EXERCISE TASK: Return the listing below verbatim. Pictures do not belong in the copy.
— BEGIN INFORMATION SUPPLIED —
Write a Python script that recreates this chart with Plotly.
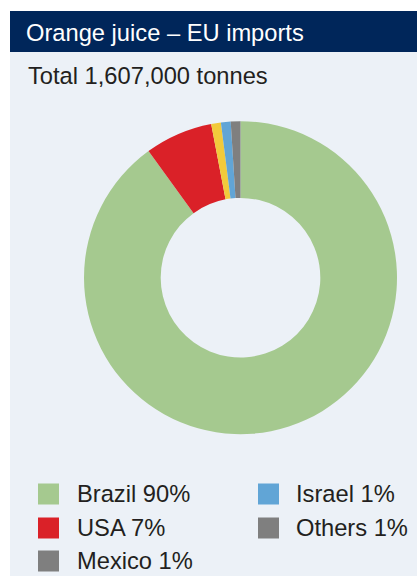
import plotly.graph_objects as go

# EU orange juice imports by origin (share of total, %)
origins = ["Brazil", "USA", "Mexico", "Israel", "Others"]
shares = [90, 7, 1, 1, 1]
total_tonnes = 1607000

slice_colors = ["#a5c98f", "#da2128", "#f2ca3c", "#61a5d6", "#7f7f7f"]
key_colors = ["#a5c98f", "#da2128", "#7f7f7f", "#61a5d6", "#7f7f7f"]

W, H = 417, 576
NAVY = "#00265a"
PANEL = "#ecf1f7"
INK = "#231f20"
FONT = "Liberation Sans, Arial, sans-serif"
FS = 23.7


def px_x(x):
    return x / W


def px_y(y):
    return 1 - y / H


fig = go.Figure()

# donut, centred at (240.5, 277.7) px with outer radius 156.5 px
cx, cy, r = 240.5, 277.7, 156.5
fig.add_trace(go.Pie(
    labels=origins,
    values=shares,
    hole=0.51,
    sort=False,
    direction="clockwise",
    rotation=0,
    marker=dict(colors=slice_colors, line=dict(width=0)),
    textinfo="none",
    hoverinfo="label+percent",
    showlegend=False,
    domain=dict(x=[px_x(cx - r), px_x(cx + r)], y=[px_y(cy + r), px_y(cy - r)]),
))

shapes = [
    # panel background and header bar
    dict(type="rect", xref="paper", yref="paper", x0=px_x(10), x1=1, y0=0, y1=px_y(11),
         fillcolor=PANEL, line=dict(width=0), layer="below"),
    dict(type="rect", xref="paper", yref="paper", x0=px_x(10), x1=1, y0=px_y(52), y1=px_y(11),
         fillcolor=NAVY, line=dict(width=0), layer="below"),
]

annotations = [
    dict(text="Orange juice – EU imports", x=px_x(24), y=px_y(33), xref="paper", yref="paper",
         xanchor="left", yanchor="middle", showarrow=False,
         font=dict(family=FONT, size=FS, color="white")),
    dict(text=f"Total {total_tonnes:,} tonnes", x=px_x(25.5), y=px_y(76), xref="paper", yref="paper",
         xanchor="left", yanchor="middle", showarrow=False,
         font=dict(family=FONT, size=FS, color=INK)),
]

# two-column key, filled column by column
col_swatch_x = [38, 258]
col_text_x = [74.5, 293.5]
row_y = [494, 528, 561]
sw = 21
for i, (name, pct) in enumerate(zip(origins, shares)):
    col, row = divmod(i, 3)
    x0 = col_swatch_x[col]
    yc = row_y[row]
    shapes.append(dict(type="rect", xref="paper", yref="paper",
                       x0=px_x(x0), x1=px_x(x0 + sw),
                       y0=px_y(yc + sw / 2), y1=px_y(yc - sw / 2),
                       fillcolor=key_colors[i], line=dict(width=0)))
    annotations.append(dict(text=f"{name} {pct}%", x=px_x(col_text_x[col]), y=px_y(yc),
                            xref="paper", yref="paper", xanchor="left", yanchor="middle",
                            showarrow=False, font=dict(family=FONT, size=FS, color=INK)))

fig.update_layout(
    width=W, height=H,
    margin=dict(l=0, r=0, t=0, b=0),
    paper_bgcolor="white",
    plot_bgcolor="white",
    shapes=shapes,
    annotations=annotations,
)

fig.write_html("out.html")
— END INFORMATION SUPPLIED —
TASK RESPONSE:
Write a Python script that recreates this chart with Plotly.
import plotly.graph_objects as go

# EU orange juice imports by origin (share of total, %)
origins = ["Brazil", "USA", "Mexico", "Israel", "Others"]
shares = [90, 7, 1, 1, 1]
total_tonnes = 1607000

slice_colors = ["#a5c98f", "#da2128", "#f2ca3c", "#61a5d6", "#7f7f7f"]
key_colors = ["#a5c98f", "#da2128", "#7f7f7f", "#61a5d6", "#7f7f7f"]

W, H = 417, 576
NAVY = "#00265a"
PANEL = "#ecf1f7"
INK = "#231f20"
FONT = "Liberation Sans, Arial, sans-serif"
FS = 23.7


def px_x(x):
    return x / W


def px_y(y):
    return 1 - y / H


fig = go.Figure()

# donut, centred at (240.5, 277.7) px with outer radius 156.5 px
cx, cy, r = 240.5, 277.7, 156.5
fig.add_trace(go.Pie(
    labels=origins,
    values=shares,
    hole=0.51,
    sort=False,
    direction="clockwise",
    rotation=0,
    marker=dict(colors=slice_colors, line=dict(width=0)),
    textinfo="none",
    hoverinfo="label+percent",
    showlegend=False,
    domain=dict(x=[px_x(cx - r), px_x(cx + r)], y=[px_y(cy + r), px_y(cy - r)]),
))

shapes = [
    # panel background and header bar
    dict(type="rect", xref="paper", yref="paper", x0=px_x(10), x1=1, y0=0, y1=px_y(11),
         fillcolor=PANEL, line=dict(width=0), layer="below"),
    dict(type="rect", xref="paper", yref="paper", x0=px_x(10), x1=1, y0=px_y(52), y1=px_y(11),
         fillcolor=NAVY, line=dict(width=0), layer="below"),
]

annotations = [
    dict(text="Orange juice – EU imports", x=px_x(24), y=px_y(33), xref="paper", yref="paper",
         xanchor="left", yanchor="middle", showarrow=False,
         font=dict(family=FONT, size=FS, color="white")),
    dict(text=f"Total {total_tonnes:,} tonnes", x=px_x(25.5), y=px_y(76), xref="paper", yref="paper",
         xanchor="left", yanchor="middle", showarrow=False,
         font=dict(family=FONT, size=FS, color=INK)),
]

# two-column key, filled column by column
col_swatch_x = [38, 258]
col_text_x = [74.5, 293.5]
row_y = [494, 528, 561]
sw = 21
for i, (name, pct) in enumerate(zip(origins, shares)):
    col, row = divmod(i, 3)
    x0 = col_swatch_x[col]
    yc = row_y[row]
    shapes.append(dict(type="rect", xref="paper", yref="paper",
                       x0=px_x(x0), x1=px_x(x0 + sw),
                       y0=px_y(yc + sw / 2), y1=px_y(yc - sw / 2),
                       fillcolor=key_colors[i], line=dict(width=0)))
    annotations.append(dict(text=f"{name} {pct}%", x=px_x(col_text_x[col]), y=px_y(yc),
                            xref="paper", yref="paper", xanchor="left", yanchor="middle",
                            showarrow=False, font=dict(family=FONT, size=FS, color=INK)))

fig.update_layout(
    width=W, height=H,
    margin=dict(l=0, r=0, t=0, b=0),
    paper_bgcolor="white",
    plot_bgcolor="white",
    shapes=shapes,
    annotations=annotations,
)

fig.write_html("out.html")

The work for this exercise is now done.